[Rows from a dataset of charts and code]
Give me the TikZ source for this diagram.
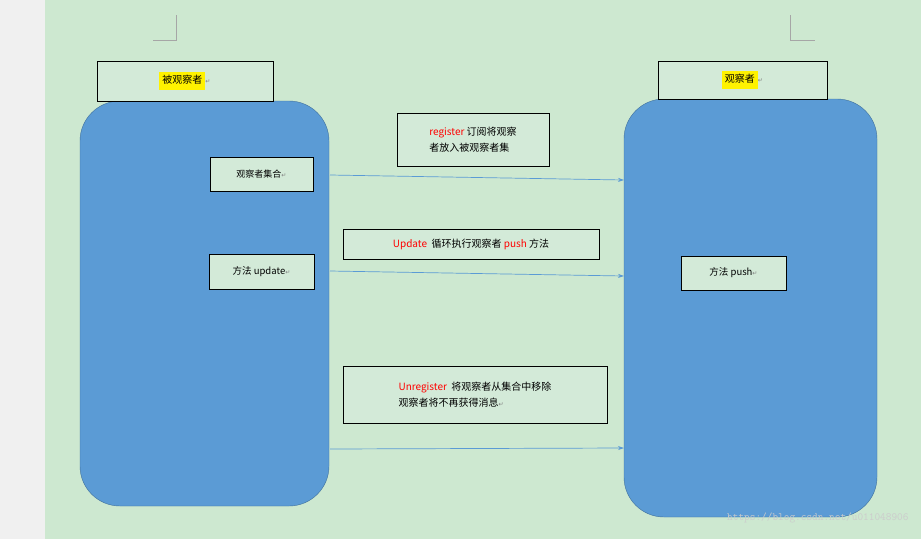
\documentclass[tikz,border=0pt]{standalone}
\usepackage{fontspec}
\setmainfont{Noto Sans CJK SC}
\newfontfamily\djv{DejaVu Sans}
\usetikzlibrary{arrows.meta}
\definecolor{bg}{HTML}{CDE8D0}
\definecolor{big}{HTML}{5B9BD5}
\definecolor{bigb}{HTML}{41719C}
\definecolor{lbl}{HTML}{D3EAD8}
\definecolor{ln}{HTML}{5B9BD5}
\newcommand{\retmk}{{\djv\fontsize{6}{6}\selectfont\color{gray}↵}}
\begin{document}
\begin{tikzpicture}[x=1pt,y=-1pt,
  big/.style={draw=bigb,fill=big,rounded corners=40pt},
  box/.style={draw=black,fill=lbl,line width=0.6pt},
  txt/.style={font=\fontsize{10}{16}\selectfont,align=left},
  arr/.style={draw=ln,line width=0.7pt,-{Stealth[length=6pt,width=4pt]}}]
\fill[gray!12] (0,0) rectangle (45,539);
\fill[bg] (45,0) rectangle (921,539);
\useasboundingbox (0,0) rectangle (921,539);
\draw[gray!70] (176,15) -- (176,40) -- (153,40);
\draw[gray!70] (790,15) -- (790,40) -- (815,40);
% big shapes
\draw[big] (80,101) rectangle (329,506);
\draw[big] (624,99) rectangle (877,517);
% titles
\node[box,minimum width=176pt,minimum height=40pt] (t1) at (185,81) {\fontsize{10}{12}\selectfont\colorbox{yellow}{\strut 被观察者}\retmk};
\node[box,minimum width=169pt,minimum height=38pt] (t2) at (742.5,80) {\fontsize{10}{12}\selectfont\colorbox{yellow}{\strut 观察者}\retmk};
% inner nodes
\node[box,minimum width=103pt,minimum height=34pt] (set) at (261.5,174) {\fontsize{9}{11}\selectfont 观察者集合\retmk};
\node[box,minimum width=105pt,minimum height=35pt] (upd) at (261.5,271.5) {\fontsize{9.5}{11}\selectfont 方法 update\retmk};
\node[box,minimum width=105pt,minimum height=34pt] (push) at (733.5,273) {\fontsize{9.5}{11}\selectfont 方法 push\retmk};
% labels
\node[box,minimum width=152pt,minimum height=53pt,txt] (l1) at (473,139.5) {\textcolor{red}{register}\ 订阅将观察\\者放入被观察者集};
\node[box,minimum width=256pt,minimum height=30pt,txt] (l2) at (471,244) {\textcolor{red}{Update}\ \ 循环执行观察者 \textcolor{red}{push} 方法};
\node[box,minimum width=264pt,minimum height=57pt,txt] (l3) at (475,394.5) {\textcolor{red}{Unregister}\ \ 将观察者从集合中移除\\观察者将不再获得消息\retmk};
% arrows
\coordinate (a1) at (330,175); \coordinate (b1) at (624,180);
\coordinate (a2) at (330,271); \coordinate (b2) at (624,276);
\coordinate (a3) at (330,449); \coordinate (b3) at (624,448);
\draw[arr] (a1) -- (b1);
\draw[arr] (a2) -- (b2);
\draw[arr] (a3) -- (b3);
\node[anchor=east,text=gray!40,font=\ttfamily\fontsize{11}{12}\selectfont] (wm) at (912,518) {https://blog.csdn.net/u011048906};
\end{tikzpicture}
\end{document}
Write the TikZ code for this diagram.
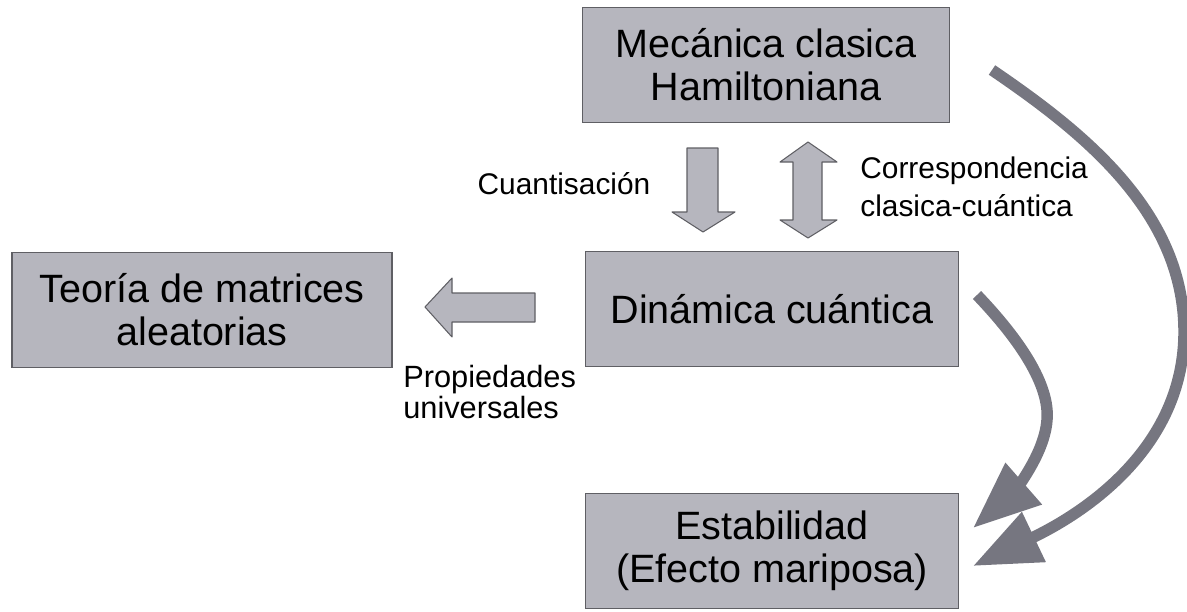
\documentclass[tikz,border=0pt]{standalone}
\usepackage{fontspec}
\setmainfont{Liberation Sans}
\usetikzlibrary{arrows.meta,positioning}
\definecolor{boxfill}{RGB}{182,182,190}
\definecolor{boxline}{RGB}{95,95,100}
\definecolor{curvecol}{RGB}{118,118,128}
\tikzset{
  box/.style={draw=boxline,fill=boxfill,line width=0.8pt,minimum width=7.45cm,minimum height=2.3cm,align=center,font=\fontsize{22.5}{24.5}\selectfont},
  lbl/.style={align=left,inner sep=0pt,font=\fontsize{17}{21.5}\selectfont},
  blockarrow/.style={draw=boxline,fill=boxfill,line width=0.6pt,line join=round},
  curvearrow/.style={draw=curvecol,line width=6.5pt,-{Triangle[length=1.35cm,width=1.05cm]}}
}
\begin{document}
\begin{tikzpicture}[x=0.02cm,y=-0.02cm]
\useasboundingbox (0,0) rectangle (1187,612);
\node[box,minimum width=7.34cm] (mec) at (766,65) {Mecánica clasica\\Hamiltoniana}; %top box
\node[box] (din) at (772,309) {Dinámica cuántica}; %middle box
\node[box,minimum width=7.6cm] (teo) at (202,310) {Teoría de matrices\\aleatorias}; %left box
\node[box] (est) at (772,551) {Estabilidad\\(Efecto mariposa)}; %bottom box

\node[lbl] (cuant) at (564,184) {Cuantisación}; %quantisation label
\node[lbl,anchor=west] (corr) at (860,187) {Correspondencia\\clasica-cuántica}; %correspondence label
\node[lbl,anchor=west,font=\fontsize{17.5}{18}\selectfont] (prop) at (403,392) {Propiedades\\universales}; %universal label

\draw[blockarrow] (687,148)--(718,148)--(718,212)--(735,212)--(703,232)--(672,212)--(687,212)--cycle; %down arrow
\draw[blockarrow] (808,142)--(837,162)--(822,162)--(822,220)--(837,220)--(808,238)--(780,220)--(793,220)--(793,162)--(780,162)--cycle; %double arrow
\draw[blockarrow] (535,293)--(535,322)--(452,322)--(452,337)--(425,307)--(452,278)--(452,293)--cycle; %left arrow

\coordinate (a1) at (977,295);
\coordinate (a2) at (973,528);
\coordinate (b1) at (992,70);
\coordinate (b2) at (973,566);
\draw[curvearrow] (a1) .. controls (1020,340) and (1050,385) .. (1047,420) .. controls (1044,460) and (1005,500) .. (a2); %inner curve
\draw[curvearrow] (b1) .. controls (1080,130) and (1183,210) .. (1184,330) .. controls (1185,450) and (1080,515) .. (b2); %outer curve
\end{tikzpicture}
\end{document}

EXERCISE INSTRUCTIONS: Copy whichever lines in the listing above contain the word "this".

CORRECT OUTPUT:
Give me the TikZ source for this diagram.
Write the TikZ code for this diagram.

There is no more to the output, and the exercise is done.